By Reuven Pinnata | Staff Writer
I must confess that studying—not just studying, but living—in the United States had always been my childhood dream. I dreamt about and longed for that time to come; I idealized it and turned it into a point of reference. Every time some unpleasantness happened—studying a subject I never cared for, hearing one of my friends remark that reading fiction was useless because none of it was true, having a heated argument with my family—I would direct my mind, hope-bound, towards this dream. I didn’t know exactly what I wanted, but I painted myself an enchanting picture all the same.
Perhaps it also had to do with the language. My mom was an English teacher, so English was a part of my childhood. She was the one who taught me all the grammatical rules, but I think it was those books I read which enamored me at first. Dickens, Lewis, Woolf, Joyce, Nabokov—these authors made me see the English language the way a grammar or a composition class never could. And my native language itself is to me a painful instrument to communicate with. Unlike English, there is a gap between the formal Indonesian language and the everyday colloquialisms people use, and I have never been comfortable expressing myself with them. The former sounds too stiff and affected; the latter is for me just too bland to actually mean anything without sounding ridiculous. I waited for the day I could talk as freely as one of the characters in my books did.

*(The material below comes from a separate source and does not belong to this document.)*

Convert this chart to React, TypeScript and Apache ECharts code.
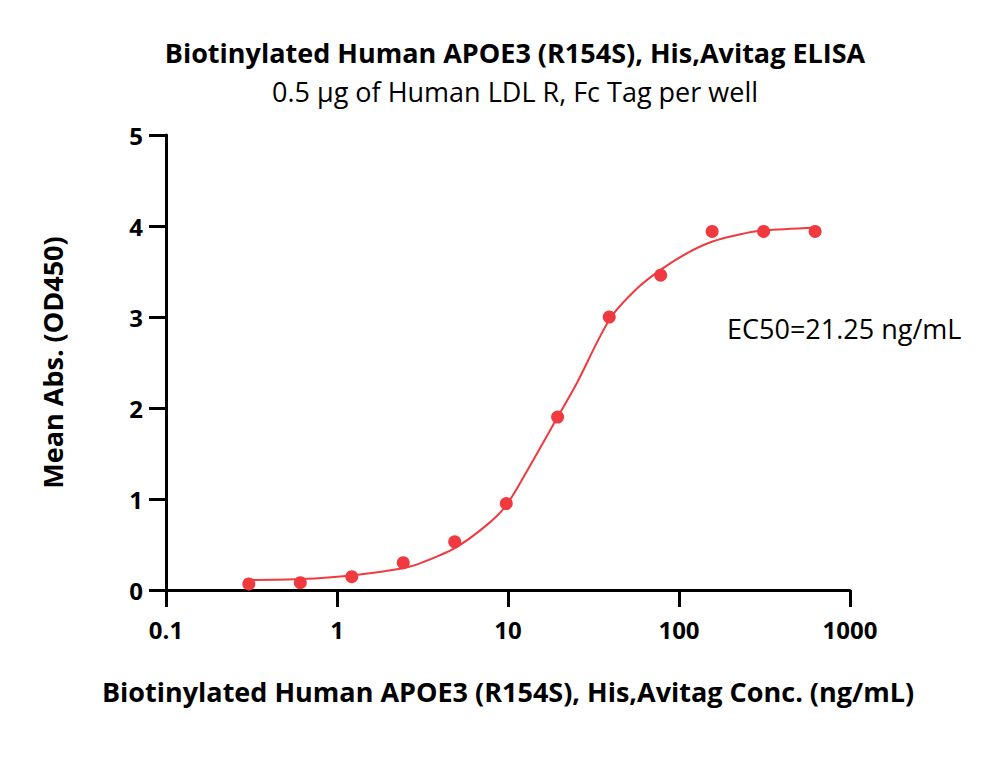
import React, { useEffect, useRef } from "react";
import * as echarts from "echarts";

const conc = [0.305, 0.61, 1.22, 2.44, 4.88, 9.77, 19.5, 39.1, 78.1, 156.25, 312.5, 625];
const meanAbs = [0.066, 0.08, 0.146, 0.30, 0.53, 0.95, 1.90, 3.00, 3.46, 3.94, 3.94, 3.94];

// fitted curve
const curveX = [0.305, 0.61, 1.22, 2.44, 3.03, 4.88, 7.47, 9.77, 13.4, 19.5, 25.2, 39.5, 56.6, 78.3, 111, 157, 229, 312, 625];
const curveY = [0.11, 0.12, 0.16, 0.24, 0.29, 0.46, 0.71, 0.93, 1.36, 1.90, 2.27, 2.98, 3.31, 3.52, 3.70, 3.83, 3.91, 3.95, 3.98];

const xTicks = ["0.1", "1", "10", "100", "1000"];
const yTicks = ["0", "1", "2", "3", "4", "5"];

const titleText = "Biotinylated Human APOE3 (R154S), His,Avitag ELISA";
const subtitleText = "0.5 µg of Human LDL R, Fc Tag per well";
const xName = "Biotinylated Human APOE3 (R154S), His,Avitag Conc. (ng/mL)";
const yName = "Mean Abs. (OD450)";
const ec50Text = "EC50=21.25 ng/mL";

const FONT = "'Open Sans', sans-serif";
const RED = "#F03A3F";

export default function App() {
  const ref = useRef<HTMLDivElement>(null);
  useEffect(() => {
    if (!ref.current) return;
    const chart = echarts.init(ref.current, null, { renderer: "svg" });
    chart.setOption({
      animation: false,
      backgroundColor: "#ffffff",
      textStyle: { fontFamily: FONT },
      title: [
        {
          text: titleText,
          left: 510,
          top: 34,
          textAlign: "center",
          textStyle: { fontFamily: FONT, fontSize: 27, fontWeight: "bold", color: "#000" },
        },
        {
          text: subtitleText,
          left: 510,
          top: 73,
          textAlign: "center",
          textStyle: { fontFamily: FONT, fontSize: 27, fontWeight: "normal", color: "#000" },
        },
      ],
      grid: { left: 166, right: 150, top: 135, bottom: 193, containLabel: false },
      xAxis: {
        type: "log",
        logBase: 10,
        min: 0.1,
        max: 1000,
        name: xName,
        nameLocation: "middle",
        nameGap: 88,
        nameTextStyle: { fontFamily: FONT, fontSize: 27, fontWeight: "bold", color: "#000" },
        axisLine: { show: true, onZero: false, lineStyle: { color: "#000", width: 3 } },
        axisTick: { show: true, length: 17, lineStyle: { color: "#000", width: 3 } },
        minorTick: { show: false },
        splitLine: { show: false },
        axisLabel: {
          margin: 27,
          fontFamily: FONT,
          fontSize: 24,
          fontWeight: "bold",
          color: "#000",
          formatter: (v: number) => {
            const i = Math.round(Math.log10(v)) + 1;
            return xTicks[i] ?? "";
          },
        },
      },
      yAxis: {
        type: "value",
        min: 0,
        max: 5,
        interval: 1,
        name: yName,
        nameLocation: "middle",
        nameGap: 100,
        nameTextStyle: { fontFamily: FONT, fontSize: 27, fontWeight: "bold", color: "#000" },
        axisLine: { show: true, lineStyle: { color: "#000", width: 3 } },
        axisTick: { show: true, length: 17, lineStyle: { color: "#000", width: 3 } },
        splitLine: { show: false },
        axisLabel: {
          margin: 23,
          fontFamily: FONT,
          fontSize: 24,
          fontWeight: "bold",
          color: "#000",
          formatter: (v: number) => yTicks[Math.round(v)] ?? "",
        },
      },
      series: [
        {
          type: "line",
          data: curveX.map((x, i) => [x, curveY[i]]),
          smooth: 0.3,
          showSymbol: false,
          symbol: "none",
          lineStyle: { color: RED, width: 2 },
          z: 2,
        },
        {
          type: "scatter",
          data: conc.map((x, i) => [x, meanAbs[i]]),
          symbol: "circle",
          symbolSize: 13,
          itemStyle: { color: RED, opacity: 1 },
          z: 3,
        },
      ],
      graphic: [
        {
          type: "text",
          left: 727,
          top: 315,
          style: { text: ec50Text, fontFamily: FONT, fontSize: 27, fill: "#000" },
        },
      ],
    });
    return () => chart.dispose();
  }, []);
  return (
    <div
      ref={ref}
      style={{ position: "fixed", left: 0, top: 0, width: 1000, height: 783, background: "#fff" }}
    />
  );
}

It was obvious that I left for the States with leaping excitement, but I didn’t leave without some (both literal and metaphorical) baggage. Everyone kept telling me that I should go home as soon as my studies were over; everyone kept telling me to be really careful because I would be a foreigner in a foreign country. I think one of them predicted that it would be exactly one week before I skyped home crying. But none of those things happened. The first day I got here, I knew I’d been right all along—it was like the most satisfying exhalation.
I went along with the exhilaration until something stopped me in my tracks. One of my friends from Indonesia called, and we had a conversation. He talked about identity, and he told me: “Don’t forget. You’re still one of us.” I know that that should have been a nice thing to hear, but it greatly disturbed me—what does it mean that I’m “one of us”? I told him, yes, I never would change, just because I didn’t want the conversation to turn into an argument. But as soon as we hung up, I found myself endlessly turning that phrase around in my head. What does it mean—what makes me an Indonesian? Surely not my passport and certainly not my language. My ties to my family? But they could be living in Switzerland, and I’d still be a part of them. What is right and what is wrong? But I’m a Christian, and Indonesia is an Islamic country. After all, I believe that morality is not geographically determined. What then?
At first, I thought that perhaps I was just too young to be thinking about this; I had never encountered financial hardships—I was too lucky. But soon I realized that I was just being evasive. If privilege, or lack thereof, can determine me, that doesn’t mean it should; if anything, I shouldn’t let it do so. And that age thing is just nonsense; I remember a really wise man telling me once: “Don’t ask at 82 the question you were asking yourself at 22.”
But I must say I still haven’t found the answer. Whatever comfort or pleasure I have right now can disappear at any moment—I’ve been training myself to always keep that in mind—and I can always change my mind. But if I haven’t found the right answer, at least I have crossed out one wrong answer, although it may be an answer some of my fellow international students think I shouldn’t have crossed out: wherever I come from does not determine who I am.